§ Exercise brief
Pictures do not belong in the output. Reproduce exactly the lines from the start of the records through the line with "import * as d3 from 'd3';".

--- start of Data listing ---

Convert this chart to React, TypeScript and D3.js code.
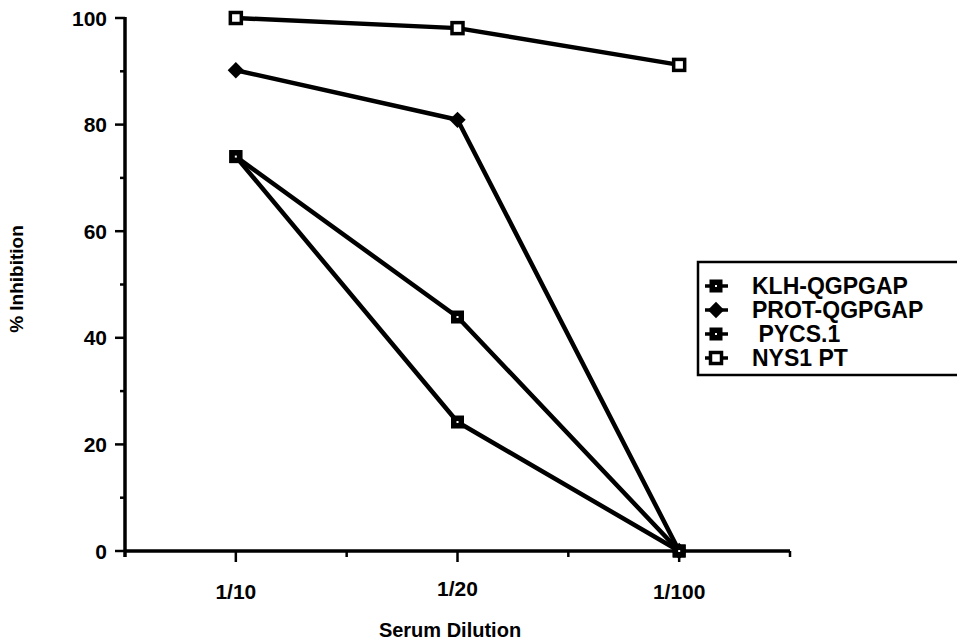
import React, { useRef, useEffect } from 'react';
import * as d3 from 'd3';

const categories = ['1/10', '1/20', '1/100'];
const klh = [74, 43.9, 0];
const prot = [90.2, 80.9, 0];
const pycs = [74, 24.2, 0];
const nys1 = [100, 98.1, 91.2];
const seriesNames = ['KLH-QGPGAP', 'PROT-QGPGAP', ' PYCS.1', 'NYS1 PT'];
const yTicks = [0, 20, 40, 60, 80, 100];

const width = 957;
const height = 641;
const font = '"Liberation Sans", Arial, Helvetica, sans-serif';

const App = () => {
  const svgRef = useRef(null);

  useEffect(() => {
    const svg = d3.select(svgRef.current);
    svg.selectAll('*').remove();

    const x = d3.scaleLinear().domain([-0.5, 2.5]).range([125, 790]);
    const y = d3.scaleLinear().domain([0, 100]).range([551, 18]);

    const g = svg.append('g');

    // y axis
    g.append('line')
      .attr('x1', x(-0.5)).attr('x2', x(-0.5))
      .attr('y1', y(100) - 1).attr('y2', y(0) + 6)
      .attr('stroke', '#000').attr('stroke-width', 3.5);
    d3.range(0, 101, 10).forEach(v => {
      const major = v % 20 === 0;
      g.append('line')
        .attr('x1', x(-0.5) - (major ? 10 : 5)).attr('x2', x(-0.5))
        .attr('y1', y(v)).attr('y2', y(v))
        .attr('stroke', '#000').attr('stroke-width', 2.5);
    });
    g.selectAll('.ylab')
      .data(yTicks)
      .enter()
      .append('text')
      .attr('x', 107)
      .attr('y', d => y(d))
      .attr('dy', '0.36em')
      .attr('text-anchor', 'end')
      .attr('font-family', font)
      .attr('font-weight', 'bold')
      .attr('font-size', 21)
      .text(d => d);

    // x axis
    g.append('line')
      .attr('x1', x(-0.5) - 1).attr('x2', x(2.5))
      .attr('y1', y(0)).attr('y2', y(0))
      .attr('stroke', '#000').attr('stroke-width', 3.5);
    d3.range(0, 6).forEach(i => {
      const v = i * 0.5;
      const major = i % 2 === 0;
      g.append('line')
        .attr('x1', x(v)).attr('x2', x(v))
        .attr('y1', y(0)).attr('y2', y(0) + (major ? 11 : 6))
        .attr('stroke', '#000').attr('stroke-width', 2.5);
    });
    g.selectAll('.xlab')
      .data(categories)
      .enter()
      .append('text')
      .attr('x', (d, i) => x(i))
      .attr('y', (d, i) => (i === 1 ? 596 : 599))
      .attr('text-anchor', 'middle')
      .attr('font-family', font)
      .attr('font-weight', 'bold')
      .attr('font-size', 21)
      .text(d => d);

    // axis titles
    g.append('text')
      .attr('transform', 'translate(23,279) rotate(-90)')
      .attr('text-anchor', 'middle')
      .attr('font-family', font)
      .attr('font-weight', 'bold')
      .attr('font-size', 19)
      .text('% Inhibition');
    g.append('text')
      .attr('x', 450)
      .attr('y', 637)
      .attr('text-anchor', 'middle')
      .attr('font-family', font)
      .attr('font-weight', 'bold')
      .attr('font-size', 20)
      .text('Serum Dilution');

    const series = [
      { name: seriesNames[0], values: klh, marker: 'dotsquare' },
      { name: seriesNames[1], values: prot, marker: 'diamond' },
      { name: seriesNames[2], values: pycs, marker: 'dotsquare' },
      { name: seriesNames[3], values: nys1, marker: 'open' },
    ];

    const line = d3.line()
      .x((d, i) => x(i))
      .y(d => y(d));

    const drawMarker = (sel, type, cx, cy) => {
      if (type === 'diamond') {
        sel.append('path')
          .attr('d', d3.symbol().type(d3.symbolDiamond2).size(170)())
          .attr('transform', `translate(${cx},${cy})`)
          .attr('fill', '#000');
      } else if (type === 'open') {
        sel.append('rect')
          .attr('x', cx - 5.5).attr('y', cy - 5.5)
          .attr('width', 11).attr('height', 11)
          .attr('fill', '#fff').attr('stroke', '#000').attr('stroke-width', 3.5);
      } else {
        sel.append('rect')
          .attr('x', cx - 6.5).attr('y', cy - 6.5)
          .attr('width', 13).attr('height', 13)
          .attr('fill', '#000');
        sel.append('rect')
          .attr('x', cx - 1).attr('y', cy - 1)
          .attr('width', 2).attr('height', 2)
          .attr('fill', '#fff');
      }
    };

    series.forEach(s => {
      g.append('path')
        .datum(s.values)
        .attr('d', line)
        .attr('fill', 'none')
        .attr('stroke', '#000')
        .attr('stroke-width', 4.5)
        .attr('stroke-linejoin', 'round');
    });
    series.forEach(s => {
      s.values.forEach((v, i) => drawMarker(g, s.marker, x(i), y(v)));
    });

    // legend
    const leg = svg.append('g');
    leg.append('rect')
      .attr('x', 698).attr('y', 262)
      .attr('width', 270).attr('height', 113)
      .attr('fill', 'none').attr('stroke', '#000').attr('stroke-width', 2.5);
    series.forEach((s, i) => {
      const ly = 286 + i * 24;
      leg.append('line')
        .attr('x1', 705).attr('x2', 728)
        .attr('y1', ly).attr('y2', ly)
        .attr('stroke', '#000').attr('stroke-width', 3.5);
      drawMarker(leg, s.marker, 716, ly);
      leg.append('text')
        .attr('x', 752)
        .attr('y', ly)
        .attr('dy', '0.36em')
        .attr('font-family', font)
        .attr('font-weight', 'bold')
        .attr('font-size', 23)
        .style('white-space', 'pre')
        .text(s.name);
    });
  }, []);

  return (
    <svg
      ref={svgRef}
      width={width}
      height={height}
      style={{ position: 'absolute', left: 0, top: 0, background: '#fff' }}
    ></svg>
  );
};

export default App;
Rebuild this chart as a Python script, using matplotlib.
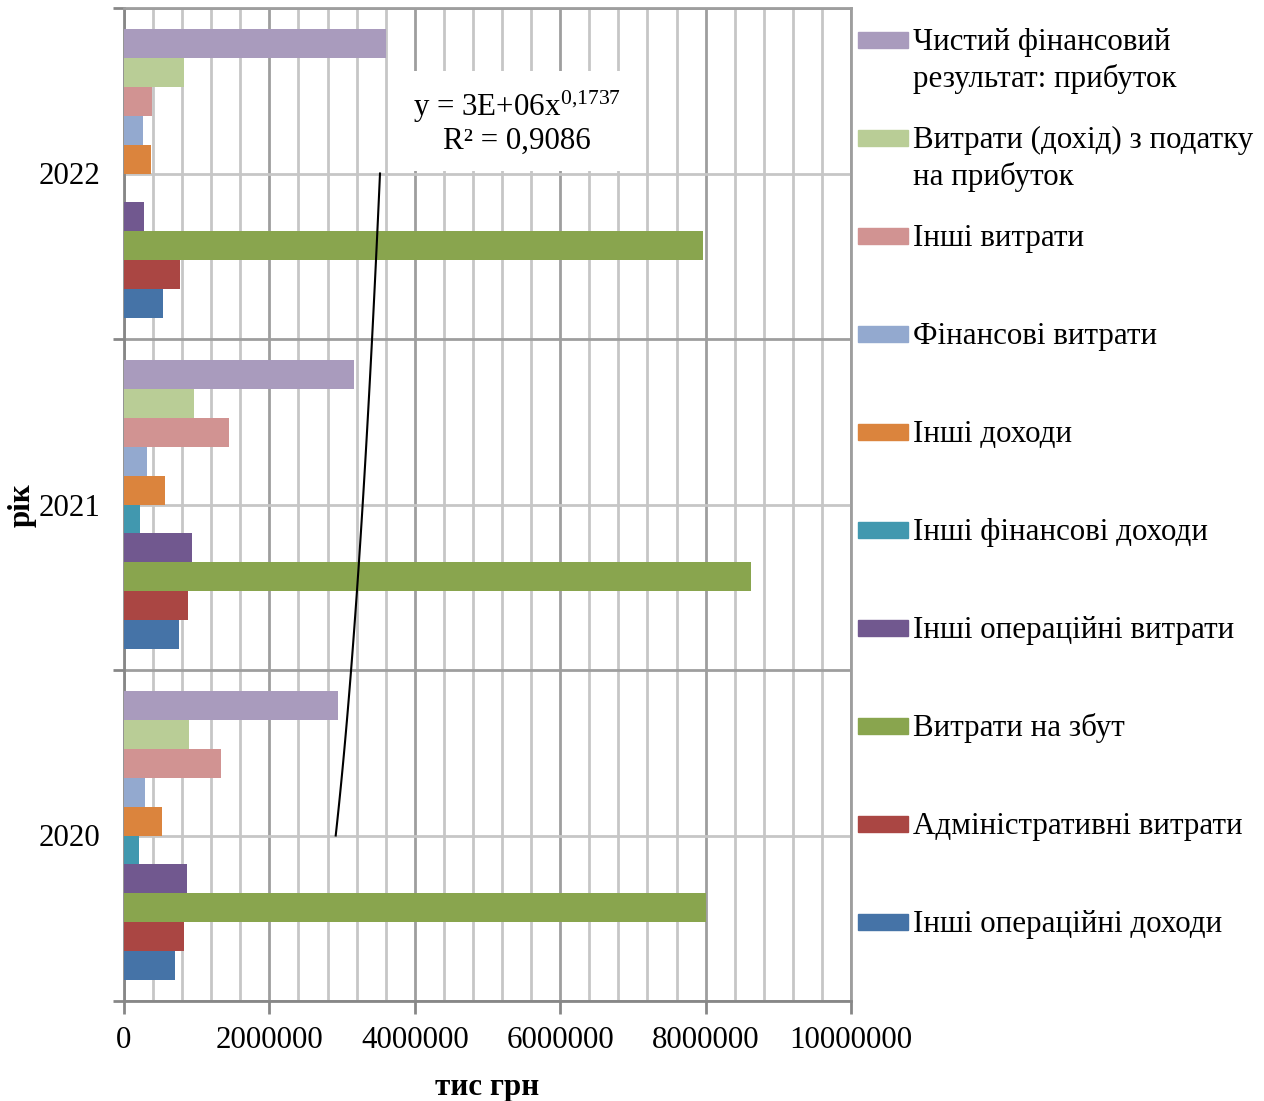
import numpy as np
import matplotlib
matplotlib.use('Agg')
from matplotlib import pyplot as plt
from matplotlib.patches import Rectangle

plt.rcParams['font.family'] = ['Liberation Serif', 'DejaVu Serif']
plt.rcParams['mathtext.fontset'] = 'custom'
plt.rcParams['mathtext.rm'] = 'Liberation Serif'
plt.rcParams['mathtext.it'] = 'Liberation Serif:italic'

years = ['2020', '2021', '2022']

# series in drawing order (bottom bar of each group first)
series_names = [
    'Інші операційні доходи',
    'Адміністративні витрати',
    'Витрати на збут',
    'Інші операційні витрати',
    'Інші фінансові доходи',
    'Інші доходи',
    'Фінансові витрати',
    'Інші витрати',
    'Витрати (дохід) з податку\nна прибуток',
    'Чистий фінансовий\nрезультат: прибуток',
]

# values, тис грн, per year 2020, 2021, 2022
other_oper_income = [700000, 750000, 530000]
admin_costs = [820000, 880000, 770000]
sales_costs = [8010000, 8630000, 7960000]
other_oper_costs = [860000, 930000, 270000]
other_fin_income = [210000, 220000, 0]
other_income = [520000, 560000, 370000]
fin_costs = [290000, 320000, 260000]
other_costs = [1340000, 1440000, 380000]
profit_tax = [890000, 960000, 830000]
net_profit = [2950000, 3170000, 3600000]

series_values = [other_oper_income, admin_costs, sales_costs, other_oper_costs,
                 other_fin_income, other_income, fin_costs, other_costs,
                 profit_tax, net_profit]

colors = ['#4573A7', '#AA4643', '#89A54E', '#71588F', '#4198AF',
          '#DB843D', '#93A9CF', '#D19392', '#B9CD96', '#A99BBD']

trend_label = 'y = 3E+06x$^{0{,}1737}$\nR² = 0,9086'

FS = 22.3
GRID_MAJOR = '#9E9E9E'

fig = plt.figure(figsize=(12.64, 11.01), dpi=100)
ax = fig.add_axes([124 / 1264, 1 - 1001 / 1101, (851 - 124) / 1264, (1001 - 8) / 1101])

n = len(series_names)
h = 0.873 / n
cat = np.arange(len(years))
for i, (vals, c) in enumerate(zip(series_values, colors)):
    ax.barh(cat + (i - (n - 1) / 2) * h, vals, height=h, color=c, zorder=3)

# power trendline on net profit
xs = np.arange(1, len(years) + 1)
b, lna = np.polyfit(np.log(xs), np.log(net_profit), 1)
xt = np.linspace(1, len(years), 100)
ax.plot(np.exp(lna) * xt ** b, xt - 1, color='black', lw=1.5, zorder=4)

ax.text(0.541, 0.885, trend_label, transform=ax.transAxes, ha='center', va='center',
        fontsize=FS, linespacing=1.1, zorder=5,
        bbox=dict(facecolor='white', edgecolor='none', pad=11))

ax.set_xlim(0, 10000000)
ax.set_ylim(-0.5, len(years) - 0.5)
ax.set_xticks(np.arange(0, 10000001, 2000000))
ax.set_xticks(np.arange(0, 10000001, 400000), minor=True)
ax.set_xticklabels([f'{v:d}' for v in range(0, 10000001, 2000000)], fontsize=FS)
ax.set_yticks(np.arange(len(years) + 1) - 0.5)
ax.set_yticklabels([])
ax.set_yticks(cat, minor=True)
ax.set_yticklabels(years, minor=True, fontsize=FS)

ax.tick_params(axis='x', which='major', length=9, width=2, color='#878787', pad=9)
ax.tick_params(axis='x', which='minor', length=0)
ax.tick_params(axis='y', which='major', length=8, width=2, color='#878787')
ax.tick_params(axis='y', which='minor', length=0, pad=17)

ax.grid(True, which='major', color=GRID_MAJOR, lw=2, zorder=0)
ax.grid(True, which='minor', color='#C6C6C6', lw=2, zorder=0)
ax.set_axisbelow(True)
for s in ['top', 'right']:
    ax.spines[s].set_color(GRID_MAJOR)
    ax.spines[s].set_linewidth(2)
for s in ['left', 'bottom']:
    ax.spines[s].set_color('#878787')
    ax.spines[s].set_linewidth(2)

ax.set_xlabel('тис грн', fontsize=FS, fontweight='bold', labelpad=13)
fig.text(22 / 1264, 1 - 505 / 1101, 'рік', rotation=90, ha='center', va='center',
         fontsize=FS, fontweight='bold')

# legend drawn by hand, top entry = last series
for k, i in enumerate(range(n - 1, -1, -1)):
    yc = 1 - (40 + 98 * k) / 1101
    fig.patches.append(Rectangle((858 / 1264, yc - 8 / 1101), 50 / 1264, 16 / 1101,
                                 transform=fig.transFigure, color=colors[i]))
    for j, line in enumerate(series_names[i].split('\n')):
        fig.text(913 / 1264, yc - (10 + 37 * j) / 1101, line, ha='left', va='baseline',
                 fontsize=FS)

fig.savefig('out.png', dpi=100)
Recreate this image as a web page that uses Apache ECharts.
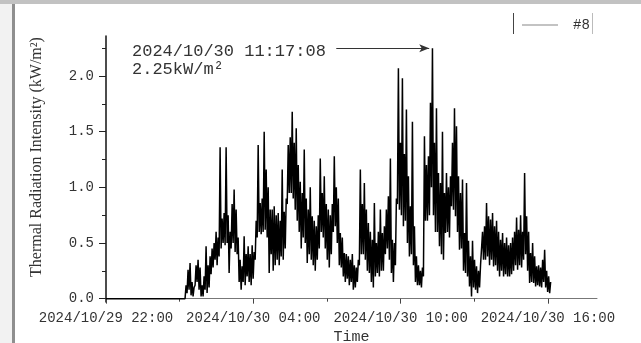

--- end of Data listing ---

§ Task output
Convert this chart to React, TypeScript and D3.js code.
import React, { useRef, useEffect } from 'react';
import * as d3 from 'd3';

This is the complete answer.